Paul ARCHBOLD; Fabrice FITCH
WIND-UP Chamber Music
Peter Hill (piano) Hugh Webb
(harp) Bridget Carey (viola) Francesca Hanley (flute) Barry Webb (trombone)
with Julian Warburton (percussion). Ensemble Exposé/Roger Redgate
Metier MSV CD92042
[70.40]
Crotchet
These recordings dating from autumn 1999 bring together two composers who
are lecturers at Durham University.
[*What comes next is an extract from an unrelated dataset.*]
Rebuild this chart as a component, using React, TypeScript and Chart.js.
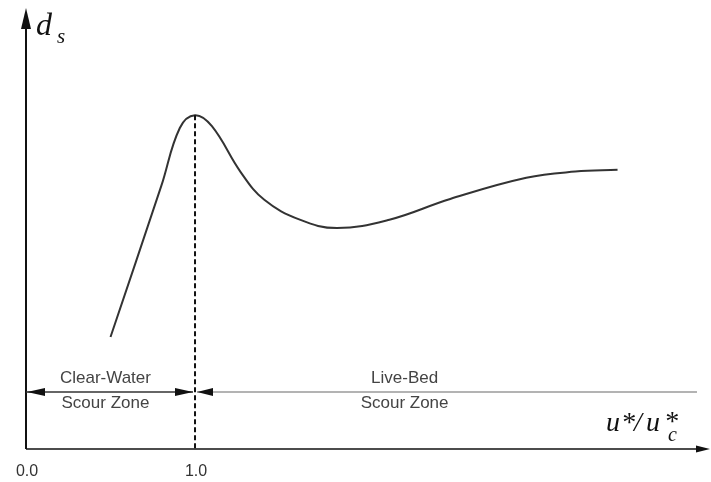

Archbold is represented by pas de
deux to Bridget Carey, composed for their wedding day, three tales
Of Crossed Destinies for harp, and Disenchanted Voices for flute,
viola & harp, a useful companion piece for the Debussy sonata.
Fitch has a book on
Ockeghem and has studied with Fernyhough.
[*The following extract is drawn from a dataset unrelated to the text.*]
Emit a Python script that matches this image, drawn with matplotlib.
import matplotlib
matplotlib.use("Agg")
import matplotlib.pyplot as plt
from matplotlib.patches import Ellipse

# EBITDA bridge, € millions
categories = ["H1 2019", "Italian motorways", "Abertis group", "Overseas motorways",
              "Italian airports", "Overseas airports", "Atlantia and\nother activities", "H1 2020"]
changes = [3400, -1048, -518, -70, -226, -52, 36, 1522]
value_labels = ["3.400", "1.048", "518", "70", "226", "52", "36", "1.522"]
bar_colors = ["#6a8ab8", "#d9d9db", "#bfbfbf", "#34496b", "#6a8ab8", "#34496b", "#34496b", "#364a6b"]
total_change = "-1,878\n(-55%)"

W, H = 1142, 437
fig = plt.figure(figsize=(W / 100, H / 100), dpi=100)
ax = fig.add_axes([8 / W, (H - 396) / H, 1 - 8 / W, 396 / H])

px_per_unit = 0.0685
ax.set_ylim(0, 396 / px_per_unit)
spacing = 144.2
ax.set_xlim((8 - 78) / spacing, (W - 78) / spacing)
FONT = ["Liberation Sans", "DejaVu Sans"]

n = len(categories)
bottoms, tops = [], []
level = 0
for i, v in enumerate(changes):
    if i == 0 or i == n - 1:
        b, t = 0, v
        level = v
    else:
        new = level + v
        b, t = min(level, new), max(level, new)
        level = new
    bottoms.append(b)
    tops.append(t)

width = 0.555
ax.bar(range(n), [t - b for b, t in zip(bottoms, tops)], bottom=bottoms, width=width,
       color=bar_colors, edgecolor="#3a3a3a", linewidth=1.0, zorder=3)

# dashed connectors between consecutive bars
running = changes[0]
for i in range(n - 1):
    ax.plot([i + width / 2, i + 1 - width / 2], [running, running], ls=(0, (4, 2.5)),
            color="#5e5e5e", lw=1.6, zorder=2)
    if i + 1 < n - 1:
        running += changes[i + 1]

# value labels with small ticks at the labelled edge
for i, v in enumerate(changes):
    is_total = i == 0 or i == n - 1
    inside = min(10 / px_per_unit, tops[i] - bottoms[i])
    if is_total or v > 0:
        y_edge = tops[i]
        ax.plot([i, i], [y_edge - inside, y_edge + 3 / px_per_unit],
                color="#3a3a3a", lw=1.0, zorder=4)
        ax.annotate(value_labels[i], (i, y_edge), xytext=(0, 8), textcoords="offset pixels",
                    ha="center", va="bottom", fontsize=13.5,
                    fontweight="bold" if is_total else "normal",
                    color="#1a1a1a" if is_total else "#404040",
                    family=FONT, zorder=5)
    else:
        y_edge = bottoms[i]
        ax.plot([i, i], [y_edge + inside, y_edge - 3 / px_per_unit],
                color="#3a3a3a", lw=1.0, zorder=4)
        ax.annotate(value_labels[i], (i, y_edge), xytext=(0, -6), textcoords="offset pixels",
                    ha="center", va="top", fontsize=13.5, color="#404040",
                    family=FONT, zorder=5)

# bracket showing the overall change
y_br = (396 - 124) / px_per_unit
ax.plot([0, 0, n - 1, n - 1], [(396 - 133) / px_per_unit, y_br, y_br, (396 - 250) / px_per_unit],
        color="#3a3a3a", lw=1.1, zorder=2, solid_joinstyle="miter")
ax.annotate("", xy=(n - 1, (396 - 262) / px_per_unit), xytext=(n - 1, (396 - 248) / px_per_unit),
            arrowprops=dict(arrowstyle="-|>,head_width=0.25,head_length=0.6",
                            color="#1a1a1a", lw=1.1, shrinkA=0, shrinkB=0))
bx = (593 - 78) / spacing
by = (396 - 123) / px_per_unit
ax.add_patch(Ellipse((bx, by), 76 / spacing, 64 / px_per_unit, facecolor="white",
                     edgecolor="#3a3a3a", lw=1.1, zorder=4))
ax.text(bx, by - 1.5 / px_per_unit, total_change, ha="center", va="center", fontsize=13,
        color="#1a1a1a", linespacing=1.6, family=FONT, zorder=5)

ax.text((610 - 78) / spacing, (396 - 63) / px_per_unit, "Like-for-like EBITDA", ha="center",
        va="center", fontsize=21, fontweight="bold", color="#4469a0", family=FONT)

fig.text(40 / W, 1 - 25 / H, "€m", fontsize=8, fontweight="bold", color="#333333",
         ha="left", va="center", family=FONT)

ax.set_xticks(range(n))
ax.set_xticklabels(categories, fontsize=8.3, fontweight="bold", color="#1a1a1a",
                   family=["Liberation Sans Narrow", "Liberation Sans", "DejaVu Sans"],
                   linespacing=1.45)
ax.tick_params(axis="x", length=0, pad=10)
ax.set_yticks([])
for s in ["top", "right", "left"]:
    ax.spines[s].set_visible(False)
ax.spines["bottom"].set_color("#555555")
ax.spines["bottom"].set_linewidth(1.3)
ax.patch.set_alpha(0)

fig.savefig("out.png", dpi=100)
The CD takes its overall title from his Wind-Up cycle of piano pieces
which explore 'mechanistic conceits'. It is surprising that the notes about
musical mechanisms and their fascination do not mention Birtwistle, our chief
exponent of this area of interest, and his Harrison's Clocks
[Sound
Circus SC004]. This theme is ostensibly a link between the
piano pieces which begin and end this programme. Archbold's Etudes en
mouvementi (1992-5), five 'studies in shaping the perceived flow of time',
are accessible and expressive, more than obviously mechanistic on first hearing
(e.g. the third is 'a six part canon concealed in a torrent of notes').
Fitch's three piano pieces share the same point of contact, whilst inhabiting
very different sound-worlds. He likes jagged, stacccato chords. The third,
See-saw (after Brahms), parodies a Brahms intermezzo. .Fitch's
Wind-Up was premiered by Peter Hill, the expert pianist here, in Durham,
March 2000. His Structures en Bronze, recorded in Huddersfield by
two musicians from that University, has trombone & percussion going from
confrontation to symbiosis, with the music increasingly dominated by glissandi.
Finally, Filigranes, scored for five members of Exposé,
is said to allude to master illuminators of the fifteenth century, but the
connection eludes me, other than in its brief Commentary in the form of
a prologue for flute, recorder, oboe, viola and cello, also included
- a straight transcription of an Ars subtilio ballade and a sheer
delight.
Fitch's music is more abrasive and less listener friendly than Archbold's,
but both are worth persevering with. All the performances sound fine, though
few would be in a position to judge authoritatively, and the back-up information
is well written. A good CD for the tough-minded.